Lo stesso Trump ha cercato di mascherare la delusione parlando di “incontro produttivo”, spiegando che “molti punti sono stati concordati” e che “ne mancano pochissimi”. Ma l’unico davvero significativo, quello del cessate il fuoco, è rimasto irrisolto. E, senza quel passaggio, ogni altra formula diventa pura retorica. Il presidente americano si era sbilanciato in volo sull’Air Force One, dichiarando che avrebbe saputo in pochi minuti se Putin fosse serio. Aveva perfino lasciato intendere che si sarebbe alzato immediatamente dal tavolo in caso contrario. Ma non lo ha fatto. E questo alimenta la sensazione che sia stato lui a subire la tattica dell’ex agente del Kgb, che conosce bene l’arte di logorare l’avversario e piegarlo alle proprie esigenze.
A conti fatti, le due ore e mezza di colloqui sono state meno della metà delle cinque ore previste dall’agenda americana. Ma anche in quel tempo ridotto, la sproporzione nei risultati è evidente: Putin ha ottenuto il riconoscimento scenico di un invito sul tappeto rosso e la possibilità di mostrarsi in pubblico accanto al presidente degli Stati Uniti, mentre Trump torna a Washington con le mani vuote.
L’errore di fondo
Il vero problema è che l’iniziativa del vertice è partita dalla Casa Bianca. È stato Trump ad accettare le condizioni e ad accogliere la richiesta del Cremlino, nella convinzione di poterla trasformare in vittoria personale. Il risultato è stato l’opposto: ha offerto a Putin una vetrina internazionale e ha consegnato a se stesso la responsabilità del fallimento. Ora la domanda è se cambierà linea o continuerà a inseguire un dialogo che appare sempre più come una trappola.
Gli alleati europei, che attendevano segnali forti dall’Alaska, hanno assistito a uno spettacolo deludente. La cancelliera tedesca e il presidente francese avevano espresso scetticismo sull’utilità dell’incontro, e adesso trovano conferma delle proprie preoccupazioni: la strategia di Trump rischia di rafforzare il nemico comune invece che indebolirlo. Anche a Kiev la delusione è palpabile. Il presidente Zelensky, escluso dal vertice, contava su una pressione diretta degli Stati Uniti su Mosca, ma vede invece consolidarsi l’idea che Putin possa guadagnare tempo fino al crollo delle linee ucraine.
Il nodo ora sta nelle scelte immediate. Trump può ancora reagire imponendo sanzioni secondarie durissime, colpendo i partner commerciali che aiutano la Russia ad aggirare le restrizioni, e accelerando le forniture di armi e sistemi difensivi a Kiev. Ma si tratta di una strada che finora ha esitato a imboccare, preferendo la ricerca di un’intesa personale con Putin. Continuare su questa linea significherebbe esporsi ad altre sconfitte diplomatiche, mentre ammettere l’errore e cambiare strategia potrebbe ridargli credibilità agli occhi del Congresso e degli alleati.

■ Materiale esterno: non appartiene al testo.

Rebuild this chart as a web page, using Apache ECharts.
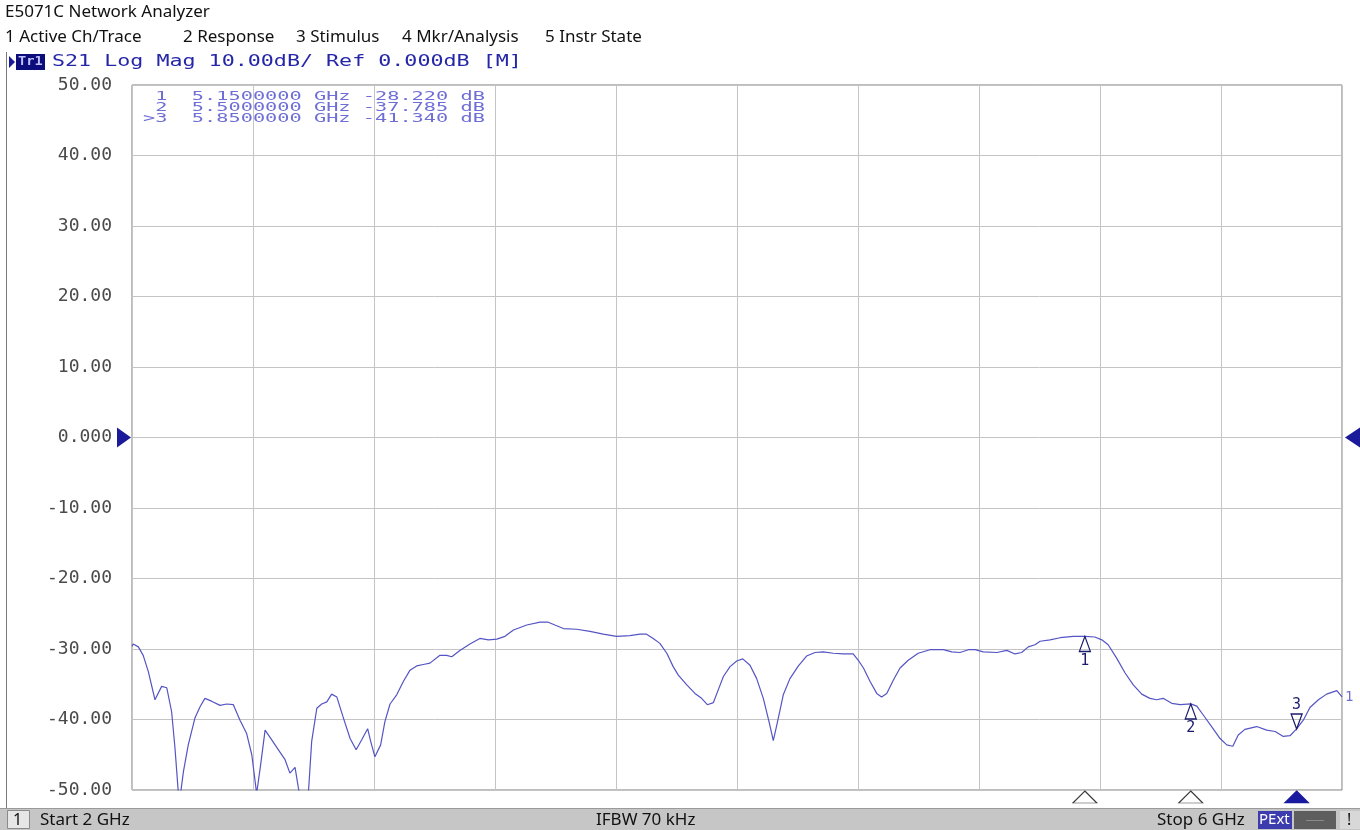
<!DOCTYPE html>
<html>
<head>
<meta charset="utf-8">
<script src="https://cdn.jsdelivr.net/npm/echarts@6/dist/echarts.min.js"></script>
<style>html,body{margin:0;padding:0;background:#fff}#c{width:1360px;height:830px}</style>
</head>
<body>
<div id="c"></div>
<script>
// ---- data ----
const freqGHz = [2.000,2.004,2.021,2.037,2.054,2.076,2.098,2.115,2.131,2.142,
2.156,2.170,2.186,2.208,2.225,2.241,2.263,2.291,2.313,2.335,
2.357,2.379,2.396,2.412,2.425,2.440,2.462,2.484,2.506,2.522,
2.539,2.550,2.565,2.583,2.594,2.611,2.627,2.644,2.660,2.677,
2.699,2.721,2.741,2.759,2.779,2.789,2.803,2.822,2.836,2.853,
2.875,2.897,2.919,2.941,2.963,2.985,3.018,3.040,3.057,3.084,
3.117,3.150,3.178,3.206,3.233,3.261,3.305,3.349,3.376,3.398,
3.426,3.470,3.514,3.558,3.602,3.646,3.679,3.701,3.723,3.745,
3.768,3.789,3.806,3.834,3.861,3.883,3.902,3.922,3.938,3.955,
3.977,3.999,4.019,4.043,4.065,4.087,4.107,4.120,4.133,4.153,
4.175,4.203,4.230,4.258,4.285,4.318,4.351,4.384,4.401,4.418,
4.440,4.462,4.478,4.495,4.517,4.539,4.566,4.599,4.638,4.682,
4.710,4.737,4.765,4.787,4.814,4.859,4.892,4.919,4.941,4.963,
4.985,5.002,5.035,5.068,5.112,5.150,5.183,5.206,5.227,5.255,
5.283,5.310,5.338,5.365,5.387,5.409,5.437,5.465,5.500,5.520,
5.542,5.569,5.597,5.619,5.639,5.657,5.679,5.718,5.751,5.779,
5.806,5.828,5.850,5.872,5.894,5.922,5.949,5.983,6.000];

const s21dB = [-29.6,-29.3,-29.7,-30.9,-33.2,-37.2,-35.3,-35.5,-38.9,-44.0,
-52.0,-47.4,-43.6,-39.8,-38.2,-37.0,-37.4,-38.0,-37.8,-37.9,
-40.1,-42.0,-45.0,-50.5,-46.5,-41.5,-42.9,-44.3,-45.7,-47.6,
-46.8,-49.7,-53.0,-50.5,-43.1,-38.4,-37.8,-37.5,-36.4,-36.8,
-39.8,-42.7,-44.3,-42.9,-41.3,-43.1,-45.3,-43.6,-40.3,-37.8,
-36.5,-34.6,-33.0,-32.4,-32.2,-32.0,-30.9,-30.9,-31.1,-30.2,
-29.3,-28.5,-28.7,-28.6,-28.2,-27.3,-26.6,-26.2,-26.2,-26.6,
-27.1,-27.2,-27.5,-27.9,-28.2,-28.1,-27.9,-27.9,-28.5,-29.2,
-30.6,-32.5,-33.7,-35.1,-36.3,-37.0,-37.9,-37.6,-35.8,-33.9,
-32.5,-31.7,-31.4,-32.3,-34.2,-37.0,-40.5,-43.0,-40.5,-36.5,
-34.2,-32.4,-31.0,-30.5,-30.4,-30.6,-30.7,-30.7,-31.6,-32.7,
-34.6,-36.3,-36.8,-36.3,-34.4,-32.7,-31.6,-30.6,-30.1,-30.1,
-30.4,-30.5,-30.1,-30.1,-30.4,-30.5,-30.2,-30.7,-30.5,-29.7,
-29.4,-28.9,-28.7,-28.4,-28.2,-28.22,-28.3,-28.7,-29.4,-31.3,
-33.4,-35.1,-36.4,-37.0,-37.2,-37.0,-37.7,-37.9,-37.785,-38.1,
-39.4,-41.0,-42.7,-43.6,-43.8,-42.2,-41.4,-41.0,-41.5,-41.7,
-42.4,-42.3,-41.34,-40.1,-38.3,-37.2,-36.4,-35.9,-36.8];

const yTickValues = [50,40,30,20,10,0,-10,-20,-30,-40,-50];
const yTickLabels = ['50.00','40.00','30.00','20.00','10.00','0.000','-10.00','-20.00','-30.00','-40.00','-50.00'];

const markerNames = ['1','2','3'];
const markerFreqs = [5.15, 5.5, 5.85];
const markerValues = [-28.22, -37.785, -41.34];
const markerTable = [' 1  5.1500000 GHz -28.220 dB',
                     ' 2  5.5000000 GHz -37.785 dB',
                     '>3  5.8500000 GHz -41.340 dB'];
const activeMarker = 2;
const refLevel = 0;
const startGHz = 2, stopGHz = 6;

// ---- chart ----
const chart = echarts.init(document.getElementById('c'), null, {renderer: 'canvas'});
const traceData = freqGHz.map((f, i) => [f, s21dB[i]]);
const NAVY = '#1a1a6e';
const MONO = '"DejaVu Sans Mono", monospace';
const UI = '"Noto Sans", "Open Sans", sans-serif';

const mpData = [];
markerFreqs.forEach((f, i) => {
  const active = i === activeMarker;
  mpData.push({
    coord: [f, markerValues[i]],
    symbol: active ? 'path://M0,0L12,0L6,16Z' : 'path://M6,0L12,16L0,16Z',
    symbolSize: [11, 15],
    symbolOffset: [0, active ? -7.5 : 7.5],
    itemStyle: {color: 'rgba(255,255,255,0)', borderColor: NAVY, borderWidth: 1.3},
    label: {show: true, formatter: markerNames[i], position: active ? 'top' : 'bottom', distance: 1,
            color: NAVY, fontSize: 15, fontFamily: MONO}
  });
  mpData.push({
    coord: [f, -50],
    symbol: 'path://M11,0L22,11L0,11Z',
    symbolSize: [24, 12],
    symbolOffset: [0, 7],
    itemStyle: active ? {color: '#1a1aa0', borderColor: '#1a1aa0', borderWidth: 1}
                      : {color: '#ffffff', borderColor: '#3a3a3a', borderWidth: 1},
    label: {show: false}
  });
});
mpData.push({coord: [startGHz, refLevel], symbol: 'path://M0,0L14,10L0,20Z', symbolSize: [14, 20],
  symbolOffset: [-8, 0], itemStyle: {color: '#1a1a9a'}, label: {show: false}});
mpData.push({coord: [stopGHz, refLevel], symbol: 'path://M14,0L0,10L14,20Z', symbolSize: [15, 20],
  symbolOffset: [10.5, 0], itemStyle: {color: '#1a1a9a'}, label: {show: false}});

const uiText = (t, x, y, size) => ({type: 'text', x: x, y: y,
  style: {text: t, font: size + 'px ' + UI, fill: '#111', verticalAlign: 'middle'}});

const graphic = [
  uiText('E5071C Network Analyzer', 5, 12, 17),
  uiText('1 Active Ch/Trace', 5, 37, 17),
  uiText('2 Response', 183, 37, 17),
  uiText('3 Stimulus', 296, 37, 17),
  uiText('4 Mkr/Analysis', 402, 37, 17),
  uiText('5 Instr State', 545, 37, 17),
  {type: 'line', shape: {x1: 6.5, y1: 52, x2: 6.5, y2: 808}, style: {stroke: '#7a7a7a', lineWidth: 1}},
  {type: 'polygon', shape: {points: [[9, 56], [15, 62], [9, 68]]}, style: {fill: '#1a1a9a'}},
  {type: 'rect', shape: {x: 16, y: 54, width: 29, height: 16}, style: {fill: '#0c0c7a'}},
  {type: 'text', x: 18, y: 62, scaleX: 1.05, style: {text: 'Tr1', font: 'bold 13px ' + MONO, fill: '#c0c0ff', verticalAlign: 'middle'}},
  {type: 'text', x: 52, y: 62, scaleX: 1.445, style: {text: 'S21 Log Mag 10.00dB/ Ref 0.000dB [M]', font: '15px ' + MONO, fill: '#2626a8', verticalAlign: 'middle'}},
  {type: 'rect', shape: {x: 0, y: 808, width: 1360, height: 22}, style: {fill: '#c6c6c6'}},
  {type: 'line', shape: {x1: 0, y1: 808.5, x2: 1360, y2: 808.5}, style: {stroke: '#9a9a9a', lineWidth: 1}},
  {type: 'rect', shape: {x: 7.5, y: 810.5, width: 22, height: 18}, style: {fill: '#e6e6e6', stroke: '#8a8a8a'}},
  uiText('1', 13, 820, 16),
  uiText('Start 2 GHz', 40, 820, 17),
  uiText('IFBW 70 kHz', 596, 820, 17),
  uiText('Stop 6 GHz', 1157, 820, 17),
  {type: 'rect', shape: {x: 1258, y: 811, width: 34, height: 18}, style: {fill: '#3c3cae'}},
  {type: 'text', x: 1259, y: 820, style: {text: 'PExt', font: '15px ' + UI, fill: '#ffffff', verticalAlign: 'middle'}},
  {type: 'rect', shape: {x: 1294, y: 811, width: 42, height: 18}, style: {fill: '#5e5e5e'}},
  {type: 'line', shape: {x1: 1306, y1: 820.5, x2: 1324, y2: 820.5}, style: {stroke: '#8a8a8a', lineWidth: 1}},
  {type: 'rect', shape: {x: 1340, y: 811, width: 20, height: 18}, style: {fill: '#d8d8d8'}},
  uiText('!', 1347, 820, 16)
];
markerTable.forEach((t, i) => {
  graphic.push({type: 'text', x: 143, y: 97 + i * 11, scaleX: 1.56,
    style: {text: t, font: '13px ' + MONO, fill: '#6e6ed6', verticalAlign: 'middle'}});
});

const option = {
  animation: false,
  backgroundColor: '#ffffff',
  grid: {left: 132, right: 18, top: 85, bottom: 40, show: true, borderColor: '#7a7a7a', borderWidth: 1, backgroundColor: '#ffffff'},
  xAxis: {
    type: 'value', min: startGHz, max: stopGHz, interval: 0.4,
    axisLabel: {show: false}, axisTick: {show: false}, axisLine: {show: false},
    splitLine: {show: true, lineStyle: {color: '#c4c4c4', width: 1}}
  },
  yAxis: {
    type: 'value', min: -50, max: 50, interval: 10,
    axisLine: {show: false}, axisTick: {show: false},
    splitLine: {show: true, lineStyle: {color: '#c4c4c4', width: 1}},
    axisLabel: {
      margin: 20, fontFamily: MONO, fontSize: 18, color: '#4a4a4a',
      formatter: v => yTickLabels[yTickValues.indexOf(Math.round(v))]
    }
  },
  series: [{
    type: 'line',
    data: traceData,
    showSymbol: false,
    clip: true,
    smooth: false,
    lineStyle: {color: '#5454c4', width: 1.2},
    endLabel: {show: true, formatter: '1', color: '#7070d0', fontSize: 14, fontFamily: MONO, distance: 3},
    markPoint: {silent: true, animation: false, data: mpData}
  }],
  graphic: graphic
};
chart.setOption(option);
</script>
</body>
</html>
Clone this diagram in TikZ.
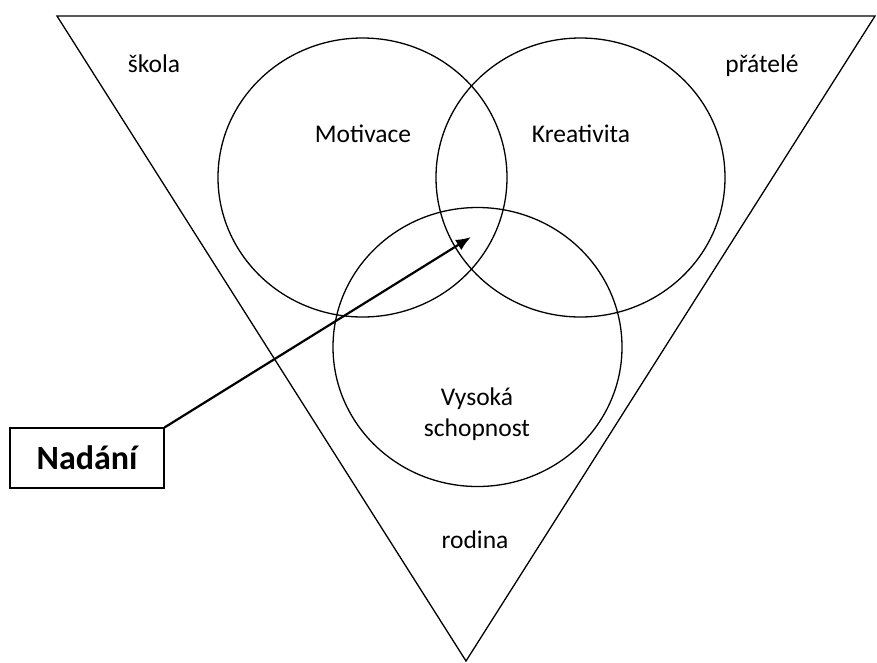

L’impressione è che il vertice di Anchorage abbia segnato un passaggio decisivo non solo per la guerra in Ucraina, ma per la stessa presidenza di Trump. Il leader americano voleva dimostrare di poter chiudere il conflitto in tempi brevi grazie al proprio carisma, invece si ritrova oggi a inseguire un risultato che sfuma. Nel frattempo Putin torna a Mosca con il bottino politico di una scena internazionale che lo ritrae come pari interlocutore di Washington, e con il tempo necessario per continuare la sua offensiva militare. È un bilancio che, al di là delle dichiarazioni di facciata, pesa come una sconfitta diplomatica netta per gli Stati Uniti.